In experimental rock, there is one hidden ingredient that guarantees definite success: style. This is something that St. Vincent’s Annie Clark always had a great grasp of, especially on Strange Mercy. One can play around with two-faced stylizations, putting two ideas and forcing them to clash in one song; it takes sheer craftsmanship to make it sound this damn stylish. Songs like Dilettante, Cruel and Cheerleader are constructed like fantastic short horror stories, managing to sweep you along a tame aesthetic and then stabbing you in the chest with sheer aggression; all within four minutes. Strange Mercy is an artistic testament to the idea that internal frustrations can be precisely expressed with control.

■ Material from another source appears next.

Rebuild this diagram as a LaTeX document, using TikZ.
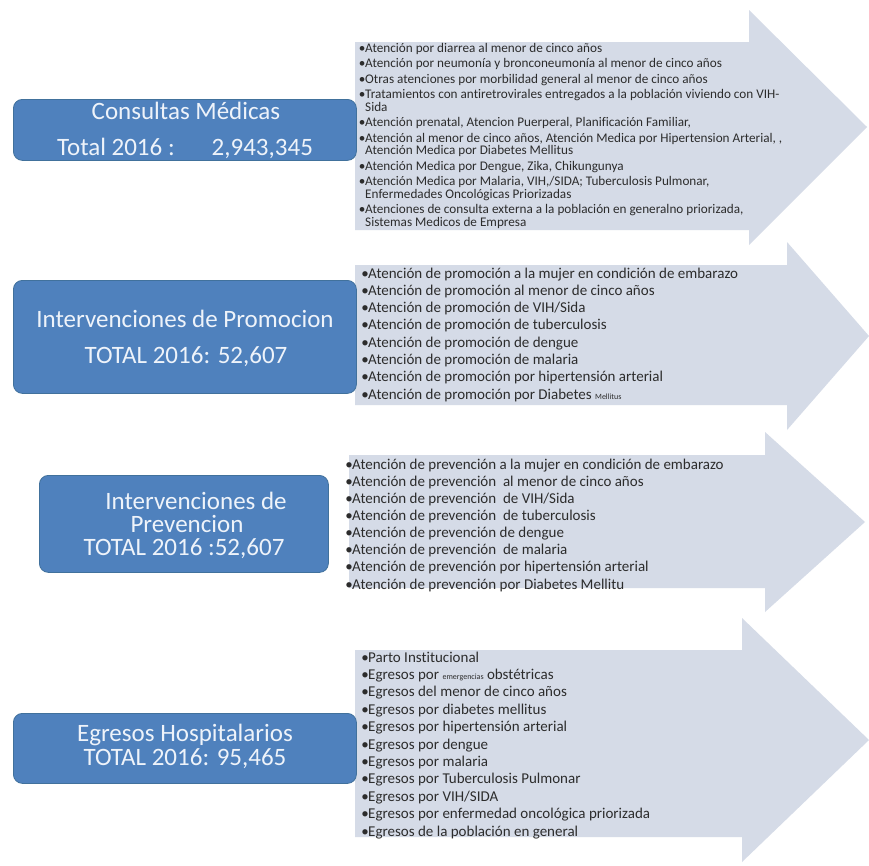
\documentclass[tikz,border=0pt]{standalone}
\usepackage{fontspec}
\setmainfont{Carlito}[Ligatures=NoCommon]
\definecolor{boxblue}{HTML}{4F81BD}
\definecolor{boxedge}{HTML}{41719C}
\definecolor{arrowfill}{HTML}{D5DBE7}
\definecolor{txtgray}{HTML}{2C2C2C}
\definecolor{boxtxt}{HTML}{EEF3FA}
\newcommand\bu{\makebox[6pt][c]{\textbullet}}
\begin{document}
\begin{tikzpicture}[x=1pt,y=-1pt,
  boxnode/.style={fill=boxblue, draw=boxedge, line width=0.8pt, rounded corners=9pt, anchor=north west, inner sep=0pt},
  title/.style={text=boxtxt, font=\fontsize{25}{25}\selectfont, anchor=base, inner sep=0pt},
  arrowshape/.style={fill=arrowfill, draw=none},
  lineA/.style={anchor=base west, inner sep=0pt, text=txtgray, font=\fontsize{13.2}{13.2}\selectfont},
  lineB/.style={anchor=base west, inner sep=0pt, text=txtgray, font=\fontsize{15}{15}\selectfont}]
\useasboundingbox (0,0) rectangle (869,865);
\fill[white] (0,0) rectangle (869,865);

% arrows
\fill[arrowshape] (355,42) -- (749,42) -- (749,10) -- (867,127) -- (749,245) -- (749,230) -- (355,230) -- cycle;
\fill[arrowshape] (355,265) -- (787,265) -- (787,242) -- (869,336) -- (787,430) -- (787,405) -- (355,405) -- cycle;
\fill[arrowshape] (349,455) -- (765,455) -- (765,432) -- (865,522) -- (765,612) -- (765,588) -- (349,588) -- cycle;
\fill[arrowshape] (355,650) -- (742,650) -- (742,618) -- (869,740) -- (742,862) -- (742,837) -- (355,837) -- cycle;

% boxes
\node[boxnode, minimum width=343pt, minimum height=61pt] (b1) at (13,99) {};
\node[boxnode, minimum width=343pt, minimum height=113pt] (b2) at (13,280) {};
\node[boxnode, minimum width=289pt, minimum height=97pt] (b3) at (39,475) {};
\node[boxnode, minimum width=343pt, minimum height=70pt] (b4) at (13,713) {};

\node[title] (b1a) at (186,119) {Consultas Médicas};
\node[title] (b1b) at (185,155) {Total 2016 :\hspace{37pt}2,943,345};
\node[title] (b2a) at (185,327) {Intervenciones de Promocion};
\node[title] (b2b) at (186,363) {TOTAL 2016: 52,607};
\node[title] (b3a) at (196,509) {Intervenciones de};
\node[title] (b3b) at (187,532) {Prevencion};
\node[title] (b3c) at (184,555) {TOTAL 2016 :52,607};
\node[title] (b4a) at (185,741) {Egresos Hospitalarios};
\node[title] (b4b) at (185,765) {TOTAL 2016: 95,465};

% arrow 1 text
\node[lineA] (a1l1) at (359,52) {\bu Atención por diarrea al menor de cinco años};
\node[lineA] (a1l2) at (359,67.5) {\bu Atención por neumonía y bronconeumonía al menor de cinco años};
\node[lineA] (a1l3) at (359,83) {\bu Otras atenciones por morbilidad general al menor de cinco años};
\node[lineA] (a1l4) at (359,98.5) {\bu Tratamientos con antiretrovirales entregados a la población viviendo con VIH-};
\node[lineA] (a1l5) at (365,111) {Sida};
\node[lineA] (a1l6) at (359,126.5) {\bu Atención prenatal, Atencion Puerperal, Planificación Familiar,};
\node[lineA] (a1l7) at (359,142) {\bu Atención al menor de cinco años, Atención Medica por Hipertension Arterial, ,};
\node[lineA] (a1l8) at (365,154.5) {Atención Medica por Diabetes Mellitus};
\node[lineA] (a1l9) at (359,170) {\bu Atención Medica por Dengue, Zika, Chikungunya};
\node[lineA] (a1l10) at (359,185.5) {\bu Atención Medica por Malaria, VIH,/SIDA; Tuberculosis Pulmonar,};
\node[lineA] (a1l11) at (365,198) {Enfermedades Oncológicas Priorizadas};
\node[lineA] (a1l12) at (359,213.5) {\bu Atenciones de consulta externa a la población en generalno priorizada,};
\node[lineA] (a1l13) at (365,226) {Sistemas Medicos de Empresa};

% arrow 2 text
\node[lineB] (a2l1) at (362,278) {\bu Atención de promoción a la mujer en condición de embarazo};
\node[lineB] (a2l2) at (362,295.3) {\bu Atención de promoción al menor de cinco años};
\node[lineB] (a2l3) at (362,312.6) {\bu Atención de promoción de VIH/Sida};
\node[lineB] (a2l4) at (362,329.9) {\bu Atención de promoción de tuberculosis};
\node[lineB] (a2l5) at (362,347.2) {\bu Atención de promoción de dengue};
\node[lineB] (a2l6) at (362,364.5) {\bu Atención de promoción de malaria};
\node[lineB] (a2l7) at (362,381.8) {\bu Atención de promoción por hipertensión arterial};
\node[lineB] (a2l8) at (362,399.1) {\bu Atención de promoción por Diabetes {\fontsize{8}{8}\selectfont Mellitus}};

% arrow 3 text
\node[lineB] (a3l1) at (346,469) {\bu Atención de prevención a la mujer en condición de embarazo};
\node[lineB] (a3l2) at (346,486.1) {\bu Atención de prevención\ \ al menor de cinco años};
\node[lineB] (a3l3) at (346,503.3) {\bu Atención de prevención\ \ de VIH/Sida};
\node[lineB] (a3l4) at (346,520.4) {\bu Atención de prevención\ \ de tuberculosis};
\node[lineB] (a3l5) at (346,537.6) {\bu Atención de prevención de dengue};
\node[lineB] (a3l6) at (346,554.7) {\bu Atención de prevención\ \ de malaria};
\node[lineB] (a3l7) at (346,571.9) {\bu Atención de prevención por hipertensión arterial};
\node[lineB] (a3l8) at (346,589) {\bu Atención de prevención por Diabetes Mellitu};

% arrow 4 text
\node[lineB] (a4l1) at (362,662) {\bu Parto Institucional};
\node[lineB] (a4l2) at (362,679.4) {\bu Egresos por {\fontsize{8}{8}\selectfont emergencias} obstétricas};
\node[lineB] (a4l3) at (362,696.8) {\bu Egresos del menor de cinco años};
\node[lineB] (a4l4) at (362,714.2) {\bu Egresos por diabetes mellitus};
\node[lineB] (a4l5) at (362,731.6) {\bu Egresos por hipertensión arterial};
\node[lineB] (a4l6) at (362,749) {\bu Egresos por dengue};
\node[lineB] (a4l7) at (362,766.4) {\bu Egresos por malaria};
\node[lineB] (a4l8) at (362,783.8) {\bu Egresos por Tuberculosis Pulmonar};
\node[lineB] (a4l9) at (362,801.2) {\bu Egresos por VIH/SIDA};
\node[lineB] (a4l10) at (362,818.6) {\bu Egresos por enfermedad oncológica priorizada};
\node[lineB] (a4l11) at (362,836) {\bu Egresos de la población en general};
\end{tikzpicture}
\end{document}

Another aspect of Strange Mercy that makes it stick out from many experimental rock records is how strikingly personal Clark can get on her songs. It’s hard enough to pull off quality an avant-garde album, even harder to concentrate it on your own feelings. Songs like Cheerleader and Surgeon feel like multi-layered cryptic letters let for all to read and for few to comprehend. She even puts herself, as a person, in the compositions; switching off from straining her voice to an emotional high and letting her guitar wail for her when she can’t anymore.
Strange Mercy is disturbingly good. St. Vincent brings out sexy and gothic, vulnerable and psychotic, classy and bizarre all at once. Every year always has an avant-garde gem in store. From Dirty Projectors, Janelle Monae and now, St. Vincent. Strange Mercy is my favorite experimental album of the year, without a single doubt.